5. Include correlation analysis to determine which stocks (if any) are correlated.

## Choose 3-5 custom stocks with at last 1 year's worth of historic prices and create a DataFrame of the closing prices and dates for each stock.

In [None]:
# Reading data from 1st stock
l_path = Path("c:/Users/Aakshay Gautam/Desktop/Homework/Module4/Starter_Code/Resources/l_historical.csv")
lhistorical_df = pd.read_csv(l_path, index_col="Date", parse_dates=True, infer_datetime_format=True)
lhistorical_df.head()

In [None]:
# Reading data from 2nd stock
otex_path = Path("c:/Users/Aakshay Gautam/Desktop/Homework/Module4/Starter_Code/Resources/otex_historical.csv")
otex_df = pd.read_csv(otex_path, index_col="Date", parse_dates=True, infer_datetime_format=True)
otex_df.head()

In [None]:
# Reading data from 3rd stock
shop_path = Path("c:/Users/Aakshay Gautam/Desktop/Homework/Module4/Starter_Code/Resources/shop_historical.csv")
shop_df = pd.read_csv(shop_path, index_col="Date", parse_dates=True, infer_datetime_format=True)
shop_df.head()

In [None]:
# Combine all stocks in a single DataFrame
combined_df = pd.concat([lhistorical_df, otex_df, shop_df], axis="columns", join="inner")
combined_df.head()

In [None]:
# Reset Date index
combined_df = combined_df.reset_index()
combined_df.head()

In [None]:
# Reorganize portfolio data by having a column per symbol - dropping unnecessary columns
combined_df = combined_df.drop(columns=["Symbol", "Symbol", "Symbol"])
combined_df.head()

In [None]:
# Drop the Symbol column
columns = ["Date", "L", "OTEX", "SHOP"]
combined_df.columns = columns
combined_df.head()

In [None]:
#Better Presentation of Data
combined_df = combined_df.set_index("Date")
combined_df.head()

In [None]:
# Calculate daily returns
dailyreturns = combined_df.pct_change()

# Drop NAs
dailyreturns = dailyreturns.dropna()

# Display sample data
dailyreturns.head()

## Calculate the weighted returns for the portfolio assuming an equal number of shares for each stock

In [None]:
# Set weights
weights = [1/3, 1/3, 1/3]

# Calculate portfolio return
portfolioreturns = dailyreturns.dot(weights)

# Display sample data
portfolioreturns.head()

## Join your portfolio returns to the DataFrame that contains all of the portfolio returns

In [None]:
# Join your returns DataFrame to the original returns DataFrame
final_portfolio = pd.concat([total_df, portfolioreturns], axis="columns", join="inner")
final_portfolio = final_portfolio.rename(columns={0:"Final Portfolio"})
final_portfolio.head()


In [None]:
# Only compare dates where return data exists for all the stocks (drop NaNs)
final_portfolio = final_portfolio.dropna().copy()
final_portfolio.head()

## Re-run the risk analysis with your portfolio to see how it compares to the others

### Calculate the Annualized Standard Deviation

In [None]:
# Calculate the annualized `std`
final_portfolio_std = final_portfolio.std().sort_values(ascending=True)
final_portfolio_std.head()

In [None]:
yearlyfinal_portfolio_std = final_portfolio_std*np.sqrt(252)
print(f"Annualized Standard Deviation: \n{final_portfolio_std} ")
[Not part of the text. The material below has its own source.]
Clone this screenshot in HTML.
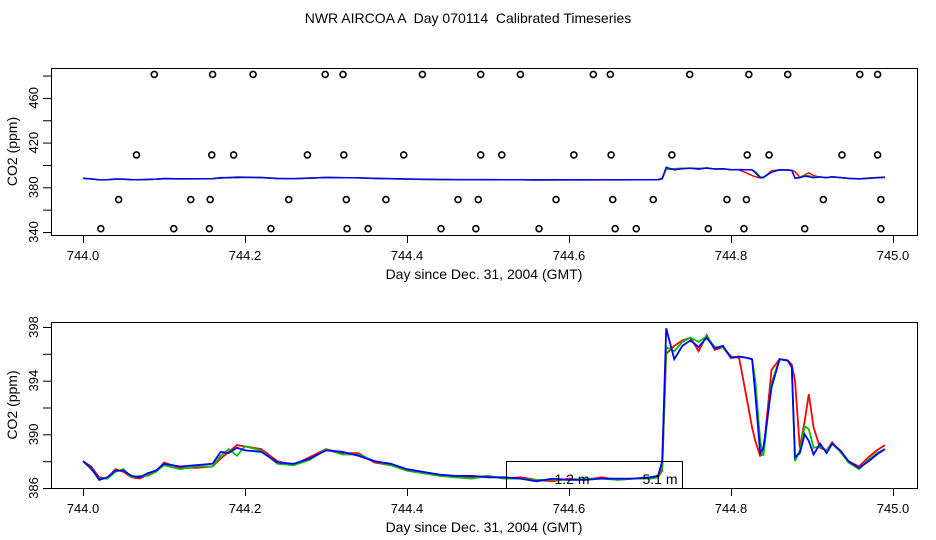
<!DOCTYPE html>
<html><head><meta charset="utf-8"><style>
body{margin:0;background:#fff}
svg{display:block;font-family:"Liberation Sans",sans-serif}
</style></head><body>
<svg id="chart" width="936" height="540">
<text x="468" y="23" font-size="14" text-anchor="middle" style="white-space:pre" xml:space="preserve">NWR AIRCOA A  Day 070114  Calibrated Timeseries</text>
</svg>
<script>
const days=[0,0.01,0.02,0.03,0.04,0.05,0.06,0.07,0.08,0.09,0.10,0.12,0.14,0.16,0.17,0.18,0.19,0.20,0.22,0.24,0.26,0.28,0.30,0.32,0.34,0.36,0.38,0.40,0.42,0.44,0.46,0.48,0.50,0.52,0.54,0.56,0.58,0.60,0.62,0.64,0.66,0.68,0.70,0.71,0.715,0.72,0.73,0.74,0.75,0.76,0.77,0.78,0.79,0.80,0.81,0.82,0.826,0.83,0.836,0.84,0.85,0.86,0.87,0.875,0.879,0.885,0.891,0.896,0.902,0.91,0.918,0.925,0.935,0.945,0.958,0.97,0.98,0.99];
const blueVals=[388.0,387.5,386.6,386.8,387.3,387.3,386.9,386.8,387.1,387.3,387.8,387.6,387.7,387.8,388.7,388.6,389.0,388.8,388.7,387.9,387.8,388.2,388.8,388.7,388.4,388.0,387.8,387.4,387.2,387.0,386.9,386.9,386.8,386.8,386.7,386.5,386.7,386.6,386.6,386.7,386.7,386.7,386.8,386.9,388.0,397.9,395.6,396.6,397.0,396.5,397.2,396.4,396.6,395.7,395.8,395.7,395.6,393.0,388.6,389.0,393.5,395.6,395.5,395.0,388.3,388.6,390.0,389.5,388.5,389.3,388.6,389.3,388.8,388.0,387.5,388.0,388.5,388.9];
const redVals=[388.0,387.6,386.8,386.7,387.4,387.2,386.8,386.7,387.0,387.2,387.9,387.5,387.5,387.6,388.2,388.7,389.2,389.1,388.9,388.0,387.7,388.3,388.9,388.6,388.6,387.9,387.7,387.3,387.1,387.0,386.8,386.8,386.9,386.7,386.8,386.6,386.5,386.7,386.6,386.8,386.6,386.7,386.7,386.8,387.3,396.0,396.6,397.0,397.2,396.2,397.4,396.3,396.5,395.8,395.7,392.5,390.5,389.5,388.4,388.6,394.8,395.6,395.5,395.2,394.0,389.0,391.0,393.0,390.5,389.0,388.8,389.4,388.7,388.0,387.6,388.3,388.8,389.2];
const greenVals=[388.0,387.4,386.7,386.7,387.2,387.4,386.8,386.9,386.9,387.2,387.7,387.4,387.6,387.6,388.4,388.9,388.4,389.1,388.8,387.8,387.7,388.1,388.9,388.5,388.5,388.0,387.7,387.3,387.1,386.9,386.8,386.7,386.9,386.7,386.7,386.6,386.6,386.6,386.7,386.7,386.6,386.7,386.7,386.8,387.5,396.5,396.2,396.9,397.2,396.9,397.3,396.5,396.5,395.7,395.8,395.7,395.6,394.0,389.5,388.4,393.8,395.6,395.5,395.0,388.0,388.8,390.6,390.4,389.0,389.1,388.8,389.3,388.7,387.9,387.4,388.1,388.6,388.9];
const circX=[0.088,0.160,0.210,0.299,0.321,0.419,0.491,0.540,0.630,0.651,0.749,0.822,0.870,0.959,0.981,
0.066,0.159,0.186,0.277,0.322,0.396,0.491,0.517,0.606,0.652,0.727,0.820,0.847,0.937,0.981,
0.044,0.133,0.157,0.254,0.325,0.374,0.463,0.488,0.584,0.654,0.704,0.795,0.819,0.914,0.985,
0.022,0.112,0.156,0.232,0.326,0.352,0.442,0.485,0.563,0.657,0.683,0.772,0.816,0.891,0.985];
const circY=[481,481,481,481,481,481,481,481,481,481,481,481,481,481,481,
409,409,409,409,409,409,409,409,409,409,409,409,409,409,409,
369,369,369,369,369,369,369,369,369,369,369,369,369,369,369,
343,343,343,343,343,343,343,343,343,343,343,343,343,343,343];
const xTicks=[744.0,744.2,744.4,744.6,744.8,745.0];
const topYLabels=[340,380,420,460];
const topYTicks=[340,360,380,400,420,440,460,480];
const botYLabels=[386,390,394,398];
const botYTicks=[386,388,390,392,394,396,398];

const svg=document.getElementById('chart');
const NS='http://www.w3.org/2000/svg';
function mk(tag,attrs,parent){const e=document.createElementNS(NS,tag);for(const k in attrs)e.setAttribute(k,attrs[k]);(parent||svg).appendChild(e);return e;}
const xs=d=>83+(d-744)*810;
const panels=[
 {top:68,bot:235,y:v=>232-(v-340)*1.1175,labels:topYLabels,ticks:topYTicks,name:'top'},
 {top:322,bot:488,y:v=>488-(v-386)*161/12,labels:botYLabels,ticks:botYTicks,name:'bottom'}];
panels.forEach((p,pi)=>{
 const g=mk('g',{});
 
 
 const box=mk('rect',{x:51.5,y:p.top+0.5,width:866,height:p.bot-p.top,fill:'none',stroke:'#000','stroke-width':1},g);
 
 
 const xa=mk('g',{},g);
 
 
 xTicks.forEach(t=>{
  mk('line',{x1:xs(t)+0.5,x2:xs(t)+0.5,y1:p.bot,y2:p.bot+8,stroke:'#000'},xa);
  const tx=mk('text',{x:xs(t),y:p.bot+25,'font-size':13,'text-anchor':'middle'},xa);
  tx.textContent=t.toFixed(1);
  
  
 });
 const xt=mk('text',{x:484,y:p.bot+44,'font-size':14,'text-anchor':'middle'},g);
 xt.textContent='Day since Dec. 31, 2004 (GMT)';
 
 
 const ya=mk('g',{},g);
 
 
 p.ticks.forEach(t=>mk('line',{x1:43,x2:51,y1:p.y(t)+0.5,y2:p.y(t)+0.5,stroke:'#000'},ya));
 p.labels.forEach(t=>{
  const tx=mk('text',{x:0,y:0,'font-size':13,'text-anchor':'middle',transform:`translate(38,${p.y(t)}) rotate(-90)`},ya);
  tx.textContent=t;
  
  
 });
 const yt=mk('text',{x:0,y:0,'font-size':14,'text-anchor':'middle',transform:`translate(17,${(p.top+p.bot)/2}) rotate(-90)`},g);
 yt.textContent='CO2 (ppm)';
 
 
 if(pi===0){
  circX.forEach((c,i)=>{
   const ci=mk('circle',{cx:xs(744+c),cy:p.y(circY[i]),r:3,fill:'none',stroke:'#000','stroke-width':1.6},g);
   
   
  });
 }
 [['red',redVals],['#00c000',greenVals],['blue',blueVals]].forEach(([col,vals],si)=>{
  const pts=days.map((d,i)=>xs(744+d).toFixed(1)+','+p.y(vals[i]).toFixed(1)).join(' ');
  const pl=mk('polyline',{points:pts,fill:'none',stroke:col,'stroke-width':pi?1.8:1.5},g);
  
  
 });
 if(pi===1){
  const lg=mk('g',{},g);
  
  
  mk('rect',{x:506.5,y:461.5,width:176,height:27,fill:'none',stroke:'#000'},lg);
  const a=mk('text',{x:572,y:484,'font-size':14,'text-anchor':'middle'},lg);
  a.textContent='1.2 m';
  
  
  const b=mk('text',{x:660,y:484,'font-size':14,'text-anchor':'middle'},lg);
  b.textContent='5.1 m';
  
  
 }
});
</script>
</body></html>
### Calculate and plot rolling `std` with 21-day window

In [None]:
# Calculate rolling standard deviation


# Plot rolling standard deviation
final_portfolio_std.rolling(window=21).std().plot(figsize=(20,10))


### Calculate and plot the correlation

In [None]:
# Calculation
finalportfolio_correlation = final_portfolio.corr()
finalportfolio_correlation


In [None]:
# Plotting
sns.heatmap(finalportfolio_correlation, vmin=-1, vmax=1)

### Calculate and Plot the 60-day Rolling Beta for Your Portfolio compared to the S&P 60 TSX

In [None]:
# S&P TSX Variance
sp_variance = final_portfolio["S&P TSX"].var()

In [None]:
# Final Portfolio Covariance
final_covariance = final_portfolio["Final Portfolio"].cov(final_portfolio["S&P TSX"])

In [None]:
# Calculating Beta
final_beta = final_covariance / sp_variance

In [None]:
# Plotting Beta
rolling_covariance = final_portfolio["Final Portfolio"].rolling(window=60).cov(final_portfolio["S&P TSX"])
rolling_sp_variance = final_portfolio["S&P TSX"].rolling(window=60).var()
rolling_final_beta = rolling_covariance/rolling_sp_variance
rolling_sp_variance.plot(figsize=(20,10))


### Using the daily returns, calculate and visualize the Sharpe ratios using a bar plot

In [None]:
# Calculate Annualized Sharpe Ratios
final_sharpe_ratios = ((final_portfolio.mean()*252)/(final_portfolio.std()*np.sqrt(252)))
print (f"The Sharpe Ratios are: \n{final_sharpe_ratios}")

In [None]:
# Visualize the sharpe ratios as a bar plot
final_sharpe_ratios.plot.bar(title = "Final Sharpe Ratios")

### How does your portfolio do?

Write your answer here!

In [None]:
# The Custom Portfolio outperforms the S&P 60 TSX Index and all the other portfolios except for Algo 1.
# Algo 1 ouperforms all the portfolios.